Indexed non-point shapes are comprised of a set of terms that represent grid cells. Cells completely within the shape or cells on the intersecting edge that are at the maximum detail depth being indexed for the shape are denoted as "leaf" cells. Such cells have a trailing '+' at the end. Such tokens are actually indexed twice, one with the leaf byte and one without.

The TermQuery based PrefixTree Strategy doesn't consider the notion of 'leaf' cells and so the tokens with '+' are completely redundant.

The Recursive [algorithm] based PrefixTree Strategy better supports correct search of indexed non-point shapes than TermQuery does and the distinction is relevant. However, the foundational search algorithms used by this strategy (Intersects & Contains; the other 2 are based on these) could each be upgraded to deal with this correctly. Not trivial but very doable.

In the end, spatial non-point indexes can probably be trimmed my \~40% by doing this.

Migrated from LUCENE-4942 by David Smiley (@dsmiley), 1 vote, resolved Mar 10 2015 Attachments: LUCENE-4942_non-point_excessive_terms.patch (versions: 2), LUCENE-4942-clone.diff, spatial.alg Linked issues:

6592

asfimport commented 11 years ago

Ryan McKinley (@ryantxu) (migrated from JIRA)

Without the + (or equivalent) how do you know that everything below that is covered by the shape?

asfimport commented 11 years ago

David Smiley (@dsmiley) (migrated from JIRA)

You don't ;-) This is why I believe TermQueryStrategy is fundamentally flawed for indexing non-point shapes. Yet AFAIK it's the choice ElasticSearch wants to use (or at least wanted). In ES if you indexed a country and your search box is something small in the middle of that country, you won't match that country.

To be clear I'm recommending two things:

Have TermQueryStrategy not index its leaves with the '+' – it doesn't use them.
Have RecursivePrefixTreeStrategy only index the leaf versions of those leaf cells, not a redundant non-leaf version. Some non-trivial code needs to change in a few of the search algorithms.

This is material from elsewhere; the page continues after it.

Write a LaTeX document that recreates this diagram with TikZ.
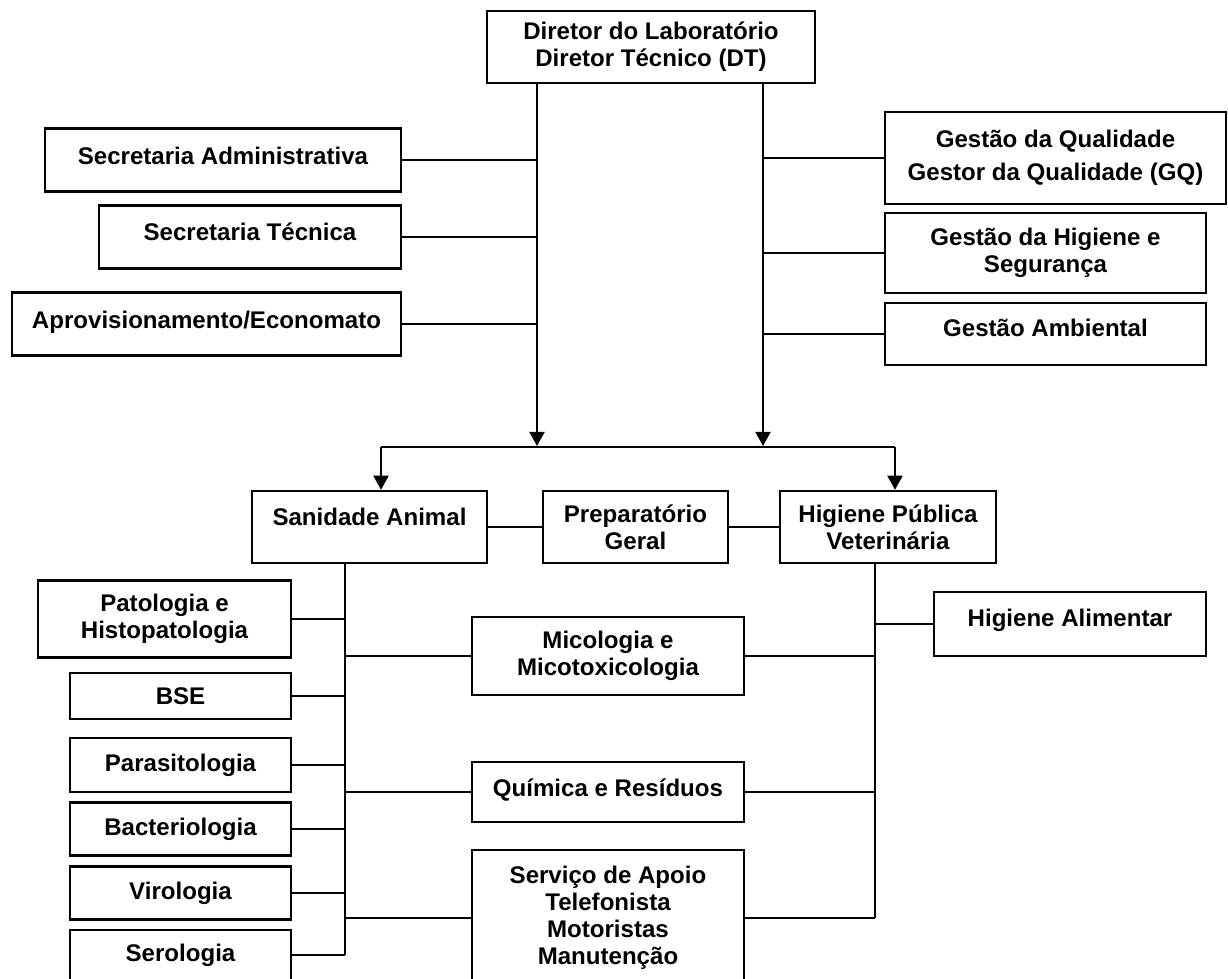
\documentclass[tikz,border=0pt]{standalone}
\usepackage{fontspec}
\setmainfont{Liberation Sans}
\usetikzlibrary{arrows.meta}
\tikzset{
    unit/.style={draw, line width=1.4pt, align=center, inner sep=2pt,
        font=\fontsize{13.7}{15.4}\selectfont\bfseries},
    boxsize/.style 2 args={minimum width=#1*0.02cm, minimum height=#2*0.02cm},
    lift/.style={text depth=#1},
    link/.style={line width=1.3pt},
    flow/.style={link, -{Triangle[length=8pt, width=8.5pt]}}
}

\begin{document}
\begin{tikzpicture}[x=0.02cm, y=-0.02cm]
    \fill[white] (0,0) rectangle (1228,978);
    \useasboundingbox (0,0) rectangle (1228,978);

    % Director
    \node[unit, boxsize={328}{72}] (dir) at (651,47) {Diretor do Laboratório\\Diretor Técnico (DT)};

    % Staff units, left
    \node[unit, boxsize={356}{63}, lift=5.1pt] (secadm) at (223,160) {Secretaria Administrativa};
    \node[unit, boxsize={302}{63}, lift=6.3pt] (sectec) at (250,237) {Secretaria Técnica};
    \node[unit, boxsize={389}{63}, lift=5.1pt] (aprov) at (206.5,324) {Aprovisionamento/Economato};

    % Staff units, right
    \node[unit, boxsize={341}{92}] (gq) at (1055.5,158) {Gestão da Qualidade\\[3.4pt]Gestor da Qualidade (GQ)};
    \node[unit, boxsize={321}{80}] (gh) at (1045.5,253) {Gestão da Higiene e\\Segurança};
    \node[unit, boxsize={321}{62}, lift=6.8pt] (ga) at (1045.5,334) {Gestão Ambiental};

    % Departments
    \node[unit, boxsize={235}{72}, lift=11.4pt] (san) at (369.5,527) {Sanidade Animal};
    \node[unit, boxsize={185}{72}] (prep) at (635.5,527) {Preparatório\\Geral};
    \node[unit, boxsize={216}{72}] (hpv) at (888,527) {Higiene Pública\\Veterinária};

    % Sanidade Animal sections
    \node[unit, boxsize={253}{77}] (pat) at (164.5,619) {Patologia e\\Histopatologia};
    \node[unit, boxsize={221}{46}] (bse) at (180.5,696) {BSE};
    \node[unit, boxsize={221}{54}] (para) at (180.5,765) {Parasitologia};
    \node[unit, boxsize={221}{53}] (bact) at (180.5,829) {Bacteriologia};
    \node[unit, boxsize={221}{53}] (viro) at (180.5,893) {Virologia};
    \node[unit, boxsize={221}{50}] (sero) at (180.5,955) {Serologia};

    % Shared sections
    \node[unit, boxsize={272}{78}] (mico) at (608,656) {Micologia e\\Micotoxicologia};
    \node[unit, boxsize={272}{60}, lift=4.6pt] (quim) at (608,792) {Química e Resíduos};
    \node[unit, boxsize={272}{136}] (serv) at (608,918) {Serviço de Apoio\\Telefonista\\Motoristas\\Manutenção};

    % Higiene Publica Veterinaria section
    \node[unit, boxsize={272}{64}, lift=6.8pt] (halim) at (1070,624) {Higiene Alimentar};

    % Trunk ends
    \coordinate (tl) at (537,446);
    \coordinate (tr) at (763,446);
    \coordinate (bl) at (381,447);
    \coordinate (br) at (895,447);
    \coordinate (sl) at (345,955);
    \coordinate (hl) at (875,918);

    % Director to departments
    \draw[flow] (dir.south -| tl) -- (tl);
    \draw[flow] (dir.south -| tr) -- (tr);
    \foreach \n in {secadm, sectec, aprov}
        \draw[link] (\n.east) -- (\n.east -| tl);
    \foreach \n in {gq, gh, ga}
        \draw[link] (\n.west) -- (\n.west -| tr);
    \draw[link] (bl) -- (br);
    \draw[flow] (bl) -- (bl |- san.north);
    \draw[flow] (br) -- (br |- hpv.north);
    \draw[link] (san.east) -- (prep.west);
    \draw[link] (prep.east) -- (hpv.west);

    % Sanidade Animal trunk
    \draw[link] (san.south -| sl) -- (sl);
    \foreach \n in {pat, bse, para, bact, viro, sero}
        \draw[link] (\n.east) -- (\n.east -| sl);
    \foreach \n in {mico, quim, serv}
        \draw[link] (\n.west) -- (\n.west -| sl);

    % Higiene Publica Veterinaria trunk
    \draw[link] (hpv.south -| hl) -- (hl);
    \draw[link] (halim.west) -- (halim.west -| hl);
    \foreach \n in {mico, quim, serv}
        \draw[link] (\n.east) -- (\n.east -| hl);
\end{tikzpicture}
\end{document}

In both cases, the semantics are the same; no new or fewer documents match. But the spatial index is \~40% smaller I figure, faster indexing as well. It's possible some of the search algorithms for RecursivePrefixTreeStrategy will be slightly slower since sometimes they'll need to visit an additional token at certain parts of the algorithms to check for both leaf and non-leaf indexed cells but I think it'll be quite negligible.

asfimport commented 11 years ago

Ryan McKinley (@ryantxu) (migrated from JIRA)

I see – so only index the leaves and traverse the terms for each query rather then a pile of term queries.

Sounds good, but it seems like benchmarking is the only way to know if it is a reasonable tradeoff!

asfimport commented 11 years ago

David Smiley (@dsmiley) (migrated from JIRA)

There definitely needs to be benchmarking for spatial; but I feel confident in this case that that it'll be well worth it for RPT; I'm quite familiar with the algorithms in there. It's an unquestionable win-win for TermQueryStrategy.

asfimport commented 10 years ago

David Smiley (@dsmiley) (migrated from JIRA)

Somewhat related to this is my newfound realization that indexed non-point shapes will result in IntersectsPrefixTreeFilter (technically it's actually VisitorTemplate) scanning over these smallest grid cells / terms twice and thus calculate intersection twice – once with the leaf flag, once without. This is likely a major performance bug. It would be awkward to fix that right now, but it would be easy once there simply wasn't this redundant indexing of terms – hence this issue.